What is the Missouri River known for?
Aside from being America’s longest river, the Missouri River is sometimes called the Center of Life for the Great Plains. Throughout history, the river has supported exploration, food, trade, and transportation for millions of people in the area.
Today, the Missouri River is a tourism staple providing the ultimate destination for boating, relaxing, and getting in touch with the great outdoors.
How deep is the Missouri River?
The depth of the Missouri River varies from point to point. The shallowest parts tend to range between 10 and 20 feet deep. However, the river’s deepest point, near New Orleans, is up to 200 feet deep (Journeyz).
How long is the Missouri River?
The Missouri River extends for 2,341 miles (3,767 kilometers), making it the longest river in the United States.
How wide is the Missouri River?
The width of the Missouri River also fluctuates in several places along its 2,431-mile length.

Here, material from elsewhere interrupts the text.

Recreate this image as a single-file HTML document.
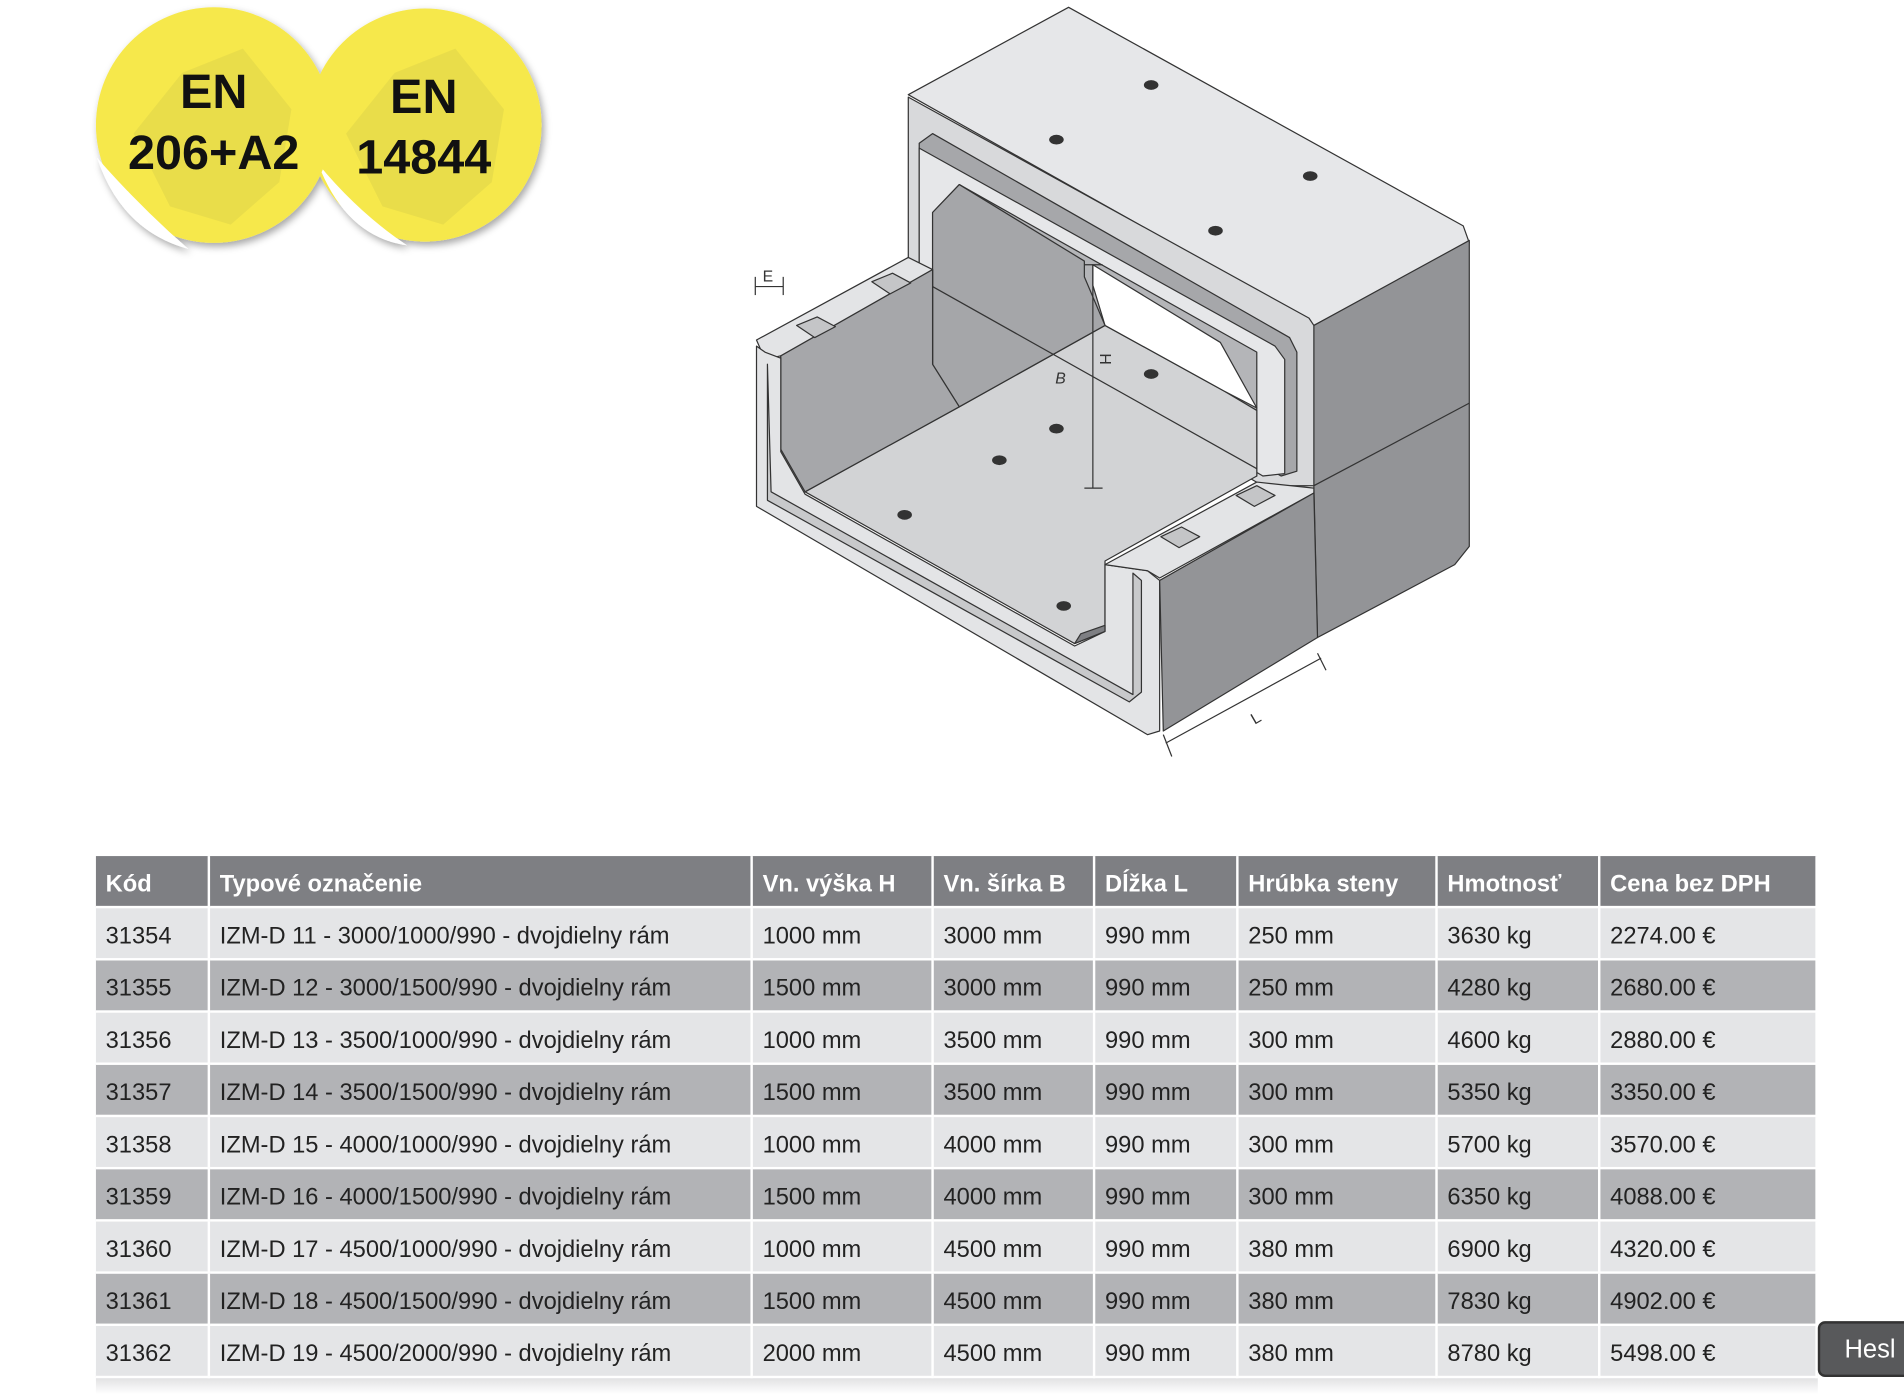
<!DOCTYPE html>
<html><head><meta charset="utf-8"><style>
html,body{margin:0;padding:0;background:#fff;overflow:hidden}
#w{width:1568px;height:1148px;position:relative;transform:scale(1.21429);transform-origin:0 0;font-family:"Liberation Sans",sans-serif}
table{position:absolute;left:79px;top:705px;border-collapse:collapse;width:1418px;font-size:19.5px;color:#222}
td,th{height:36px;padding:5px 0 0 8px;text-align:left;border:2px solid #fff;white-space:nowrap}
th{background:#7e7f83;color:#fff;font-weight:bold;font-size:19.5px;border-top:none}
tr.l td{background:#e4e5e7}
tr.d td{background:#b2b3b6}
td:first-child,th:first-child{border-left:none}
.tip{position:absolute;left:1497px;top:1088px;width:80px;height:46px;background:#58595b;border:2px solid #333;border-radius:6px;color:#fff;font-size:21px;line-height:44px;padding-left:20px;box-sizing:border-box}
</style></head><body><div id="w">
<svg width="1568" height="700" style="position:absolute;left:0;top:0">
<defs><filter id="sh"><feDropShadow dx="2" dy="3" stdDeviation="3" flood-opacity="0.35"/></filter></defs>
<g filter="url(#sh)">
<circle cx="350" cy="103" r="96" fill="#f6e84c"/>
<path d="M262 135 Q295 175 335 202 Q285 195 262 135Z" fill="#fff"/>
<circle cx="176" cy="103" r="97" fill="#f6e84c"/>
<path d="M80 130 Q115 170 155 205 Q100 190 80 130Z" fill="#fff"/>
</g>
<g fill="#e8dc4a" opacity="0.9">
<path d="M110 110 L150 60 L200 40 L240 90 L230 150 L190 185 L140 170Z"/>
<path d="M285 110 L325 60 L375 40 L415 90 L405 150 L365 185 L315 170Z"/>
</g>
<g font-weight="bold" font-size="40" text-anchor="middle" fill="#111">
<text x="176" y="89">EN</text><text x="176" y="139">206+A2</text>
<text x="349" y="93">EN</text><text x="349" y="143">14844</text>
</g>
<g stroke="#333" stroke-width="1" stroke-linejoin="round">
<polygon points="748,78 880,6 1205,186 1210,200 1082,268 1075,262" fill="#e6e7e9"/>
<polygon points="1082,268 1210,198 1210,450 1198,465 1085,525 1082,400" fill="#939497"/>
<line x1="1082" y1="400" x2="1210" y2="332"/>
<polygon points="748,80 1078,262 1082,268 1082,400 1040,400 748,232" fill="#d8d9db"/>
<polygon points="757,118 768,110 1062,278 1068,290 1068,388 1055,392 757,222" fill="#a6a7aa"/>
<polygon points="757,122 1050,285 1058,296 1058,390 1040,392 757,225" fill="#e6e7e9"/>
<polygon points="768,175 790,152 1035,290 1035,392 768,300" fill="#b4b5b8"/>
<polygon points="663,405 790,335 910,268 1008,322 1035,338 1035,392 910,462 910,520 885,530" fill="#d2d3d5"/>
<polygon points="900,218 1005,282 1035,336 1008,322 910,268 900,235" fill="#fff"/>
<polygon points="768,175 790,152 893,215 893,228 910,268 790,335 768,300" fill="#a5a6a9"/>
<polygon points="623,280 748,212 768,222 768,300 643,370 643,293 630,296" fill="#e3e4e6"/>
<polygon points="643,293 768,222 768,300 790,335 663,405 643,370" fill="#a6a7aa"/>
<polygon points="623,285 630,290 643,295 643,372 663,407 885,532 910,520 910,465 945,470 955,478 955,602 945,605 623,417" fill="#e3e4e6"/>
<polygon points="632,300 632,412 930,578 940,570 940,478 933,472 933,572 635,405" fill="#c8c9cb"/>
<polygon points="910,465 1035,397 1082,402 1082,406 955,476 945,470" fill="#e3e4e6"/>
<polygon points="955,478 1082,406 1085,525 958,602" fill="#939497"/>
<polygon points="885,530 910,520 910,515 890,522" fill="#7e7f83"/>
<g fill="#c4c5c7"><polygon points="718,232 735,225 750,233 733,242"/><polygon points="656,268 673,261 688,269 671,278"/><polygon points="1018,408 1035,400 1050,408 1033,417"/><polygon points="956,442 973,434 988,442 971,451"/></g>
<line x1="768" y1="236" x2="1035" y2="386"/>
<line x1="900" y1="218" x2="900" y2="402"/>
<line x1="893" y1="218" x2="908" y2="218"/><line x1="893" y1="402" x2="908" y2="402"/>
<line x1="960" y1="612" x2="1088" y2="542"/><line x1="958" y1="605" x2="965" y2="623"/><line x1="1085" y1="538" x2="1092" y2="552"/>
<line x1="622" y1="236" x2="645" y2="236"/><line x1="622" y1="228" x2="622" y2="243"/><line x1="645" y1="228" x2="645" y2="243"/>
</g>
<g fill="#333" font-size="13"><text x="628" y="232">E</text><text x="869" y="316" font-style="italic">B</text><text x="905" y="300" transform="rotate(90 910 296)">H</text><text x="1030" y="595" transform="rotate(-30 1035 590)">L</text></g>
<g fill="#333"><ellipse cx="948" cy="70" rx="6" ry="4"/><ellipse cx="870" cy="115" rx="6" ry="4"/><ellipse cx="1079" cy="145" rx="6" ry="4"/><ellipse cx="1001" cy="190" rx="6" ry="4"/><ellipse cx="948" cy="308" rx="6" ry="4"/><ellipse cx="870" cy="353" rx="6" ry="4"/><ellipse cx="823" cy="379" rx="6" ry="4"/><ellipse cx="745" cy="424" rx="6" ry="4"/><ellipse cx="876" cy="499" rx="6" ry="4"/></g>
</svg>
<div style="position:absolute;left:79px;top:1130px;width:1418px;height:18px;background:linear-gradient(#d6d6d8,#fff)"></div>
<table>
<colgroup><col style="width:93px"><col style="width:447px"><col style="width:149px"><col style="width:133px"><col style="width:118px"><col style="width:164px"><col style="width:134px"><col></colgroup>
<tr><th>Kód</th><th>Typové označenie</th><th>Vn. výška H</th><th>Vn. šírka B</th><th>Dĺžka L</th><th>Hrúbka steny</th><th>Hmotnosť</th><th>Cena bez DPH</th></tr>
<tr class="l"><td>31354</td><td>IZM-D 11 - 3000/1000/990 - dvojdielny rám</td><td>1000 mm</td><td>3000 mm</td><td>990 mm</td><td>250 mm</td><td>3630 kg</td><td>2274.00 €</td></tr>
<tr class="d"><td>31355</td><td>IZM-D 12 - 3000/1500/990 - dvojdielny rám</td><td>1500 mm</td><td>3000 mm</td><td>990 mm</td><td>250 mm</td><td>4280 kg</td><td>2680.00 €</td></tr>
<tr class="l"><td>31356</td><td>IZM-D 13 - 3500/1000/990 - dvojdielny rám</td><td>1000 mm</td><td>3500 mm</td><td>990 mm</td><td>300 mm</td><td>4600 kg</td><td>2880.00 €</td></tr>
<tr class="d"><td>31357</td><td>IZM-D 14 - 3500/1500/990 - dvojdielny rám</td><td>1500 mm</td><td>3500 mm</td><td>990 mm</td><td>300 mm</td><td>5350 kg</td><td>3350.00 €</td></tr>
<tr class="l"><td>31358</td><td>IZM-D 15 - 4000/1000/990 - dvojdielny rám</td><td>1000 mm</td><td>4000 mm</td><td>990 mm</td><td>300 mm</td><td>5700 kg</td><td>3570.00 €</td></tr>
<tr class="d"><td>31359</td><td>IZM-D 16 - 4000/1500/990 - dvojdielny rám</td><td>1500 mm</td><td>4000 mm</td><td>990 mm</td><td>300 mm</td><td>6350 kg</td><td>4088.00 €</td></tr>
<tr class="l"><td>31360</td><td>IZM-D 17 - 4500/1000/990 - dvojdielny rám</td><td>1000 mm</td><td>4500 mm</td><td>990 mm</td><td>380 mm</td><td>6900 kg</td><td>4320.00 €</td></tr>
<tr class="d"><td>31361</td><td>IZM-D 18 - 4500/1500/990 - dvojdielny rám</td><td>1500 mm</td><td>4500 mm</td><td>990 mm</td><td>380 mm</td><td>7830 kg</td><td>4902.00 €</td></tr>
<tr class="l"><td>31362</td><td>IZM-D 19 - 4500/2000/990 - dvojdielny rám</td><td>2000 mm</td><td>4500 mm</td><td>990 mm</td><td>380 mm</td><td>8780 kg</td><td>5498.00 €</td></tr>
</table>
<div class="tip">Hesl</div>
</div></body></html>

In most places, it is 700 feet (213 meters) wide.
The Missouri River has decreased in width by about half since it was channelized.
Where does the Missouri River start?
The Missouri River starts in Missouri Headwaters State Park, near Three Forks, Montana, where the Jefferson, Madison, and Gallatin Rivers meet. This location is at an elevation of around 4,000 feet (1,200 meters) above sea level in the Rocky Mountains.
The three rivers that form the headwaters for the Missouri River begin near Bowers Spring, southwest Montana, and Yellowstone National Park, in Wyoming.
Where does the Missouri River end?
The Missouri River ends just north of St. Louis, Missouri, where it converges with the Mississippi River. Before reaching this point, it crosses several states, including South Dakota, North Dakota, Nebraska, Iowa, Colorado, and Kansas.
Which way does the Missouri River flow?
The Missouri River flows east and south from the Rocky Mountains of western Montana to the Mississippi River, north of St. Louis, Missouri.
The Missouri River has been central to life in the Great Plains for thousands of years. Today, it continues to play a vital role in the natural ecosystem while also supporting the lives of millions of people and providing unrivaled recreation.